WORK REQUIRED |
Pick out each line containing the string "React".

MATERIAL PROVIDED |
━━━━━━━━━━━━━━━━

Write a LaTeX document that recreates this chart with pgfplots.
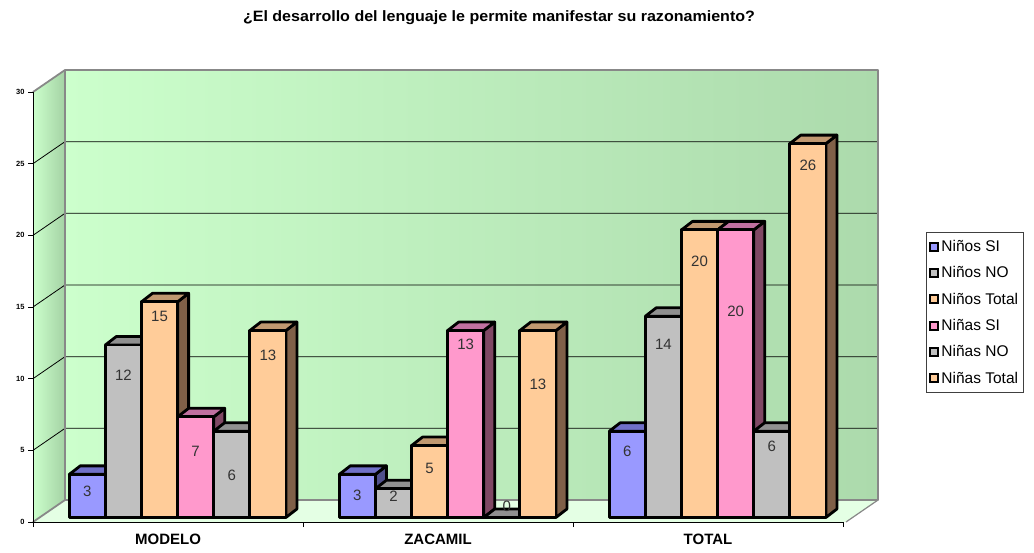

━━━━━━━━━━━━━━━━

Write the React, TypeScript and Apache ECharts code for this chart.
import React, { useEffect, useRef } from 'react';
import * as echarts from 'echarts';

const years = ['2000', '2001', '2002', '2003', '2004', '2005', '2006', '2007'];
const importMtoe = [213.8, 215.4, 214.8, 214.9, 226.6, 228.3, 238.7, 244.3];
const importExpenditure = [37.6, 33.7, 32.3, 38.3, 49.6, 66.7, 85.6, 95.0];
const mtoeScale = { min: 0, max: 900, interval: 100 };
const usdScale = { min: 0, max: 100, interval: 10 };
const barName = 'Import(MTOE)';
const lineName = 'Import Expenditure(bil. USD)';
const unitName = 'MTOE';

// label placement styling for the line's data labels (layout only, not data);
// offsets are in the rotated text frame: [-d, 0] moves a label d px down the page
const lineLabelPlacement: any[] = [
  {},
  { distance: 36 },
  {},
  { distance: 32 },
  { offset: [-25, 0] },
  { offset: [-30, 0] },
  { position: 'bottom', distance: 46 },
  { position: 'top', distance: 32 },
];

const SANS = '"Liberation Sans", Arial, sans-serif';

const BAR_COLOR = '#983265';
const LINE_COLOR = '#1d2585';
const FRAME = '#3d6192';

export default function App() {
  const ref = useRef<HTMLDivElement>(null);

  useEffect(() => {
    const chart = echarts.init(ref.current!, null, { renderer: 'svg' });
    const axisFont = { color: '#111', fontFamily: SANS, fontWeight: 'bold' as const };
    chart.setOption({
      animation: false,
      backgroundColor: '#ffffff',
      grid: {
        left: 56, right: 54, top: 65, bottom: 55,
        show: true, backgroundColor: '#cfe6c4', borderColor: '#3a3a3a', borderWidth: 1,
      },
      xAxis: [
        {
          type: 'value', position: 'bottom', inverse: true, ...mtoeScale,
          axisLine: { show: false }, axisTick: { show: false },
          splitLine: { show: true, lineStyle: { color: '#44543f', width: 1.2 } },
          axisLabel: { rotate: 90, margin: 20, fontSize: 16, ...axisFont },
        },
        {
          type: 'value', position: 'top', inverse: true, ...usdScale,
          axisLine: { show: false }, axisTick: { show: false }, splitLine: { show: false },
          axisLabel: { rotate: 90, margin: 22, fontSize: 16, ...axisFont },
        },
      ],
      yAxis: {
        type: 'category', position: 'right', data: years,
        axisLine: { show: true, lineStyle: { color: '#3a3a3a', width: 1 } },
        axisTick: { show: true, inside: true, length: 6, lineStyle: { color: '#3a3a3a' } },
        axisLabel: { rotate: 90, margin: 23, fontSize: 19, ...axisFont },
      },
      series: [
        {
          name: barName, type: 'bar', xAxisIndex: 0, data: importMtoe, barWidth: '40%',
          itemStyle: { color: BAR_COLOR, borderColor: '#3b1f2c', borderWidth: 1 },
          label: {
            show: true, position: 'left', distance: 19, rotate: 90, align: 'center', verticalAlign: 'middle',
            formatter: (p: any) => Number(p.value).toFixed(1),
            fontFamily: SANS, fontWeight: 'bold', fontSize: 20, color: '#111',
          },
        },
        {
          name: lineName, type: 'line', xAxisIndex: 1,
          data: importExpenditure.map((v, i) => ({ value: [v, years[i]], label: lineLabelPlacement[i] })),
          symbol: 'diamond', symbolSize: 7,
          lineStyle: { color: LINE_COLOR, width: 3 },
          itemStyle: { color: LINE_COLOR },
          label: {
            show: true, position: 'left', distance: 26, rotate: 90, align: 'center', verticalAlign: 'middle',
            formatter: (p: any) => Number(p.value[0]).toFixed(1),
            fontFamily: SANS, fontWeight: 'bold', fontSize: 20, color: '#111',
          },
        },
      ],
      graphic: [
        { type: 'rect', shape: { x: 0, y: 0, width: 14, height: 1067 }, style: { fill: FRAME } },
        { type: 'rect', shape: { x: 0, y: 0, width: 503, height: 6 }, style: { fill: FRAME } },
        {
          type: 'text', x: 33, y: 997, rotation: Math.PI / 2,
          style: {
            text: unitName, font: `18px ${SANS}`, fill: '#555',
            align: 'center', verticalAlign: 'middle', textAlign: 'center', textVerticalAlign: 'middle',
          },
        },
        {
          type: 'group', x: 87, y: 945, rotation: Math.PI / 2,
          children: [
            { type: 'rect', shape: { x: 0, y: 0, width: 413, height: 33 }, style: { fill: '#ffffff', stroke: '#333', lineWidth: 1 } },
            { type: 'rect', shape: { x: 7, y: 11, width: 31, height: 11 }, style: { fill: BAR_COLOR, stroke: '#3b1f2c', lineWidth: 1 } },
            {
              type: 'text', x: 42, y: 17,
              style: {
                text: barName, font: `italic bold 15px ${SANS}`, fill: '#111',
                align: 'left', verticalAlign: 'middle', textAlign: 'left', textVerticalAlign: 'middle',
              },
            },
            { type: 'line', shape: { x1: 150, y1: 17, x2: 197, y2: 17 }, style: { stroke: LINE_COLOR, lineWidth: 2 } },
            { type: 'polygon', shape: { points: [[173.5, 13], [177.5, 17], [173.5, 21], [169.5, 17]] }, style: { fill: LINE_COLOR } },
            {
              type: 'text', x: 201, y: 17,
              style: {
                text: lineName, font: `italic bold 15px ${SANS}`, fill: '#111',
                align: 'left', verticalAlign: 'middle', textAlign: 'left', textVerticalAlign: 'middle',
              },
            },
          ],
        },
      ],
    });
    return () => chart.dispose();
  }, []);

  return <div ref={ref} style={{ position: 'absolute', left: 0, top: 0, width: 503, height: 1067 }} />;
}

━━━━━━━━━━━━━━━━

FINAL ANSWER |
Write the React, TypeScript and Apache ECharts code for this chart.
import React, { useEffect, useRef } from 'react';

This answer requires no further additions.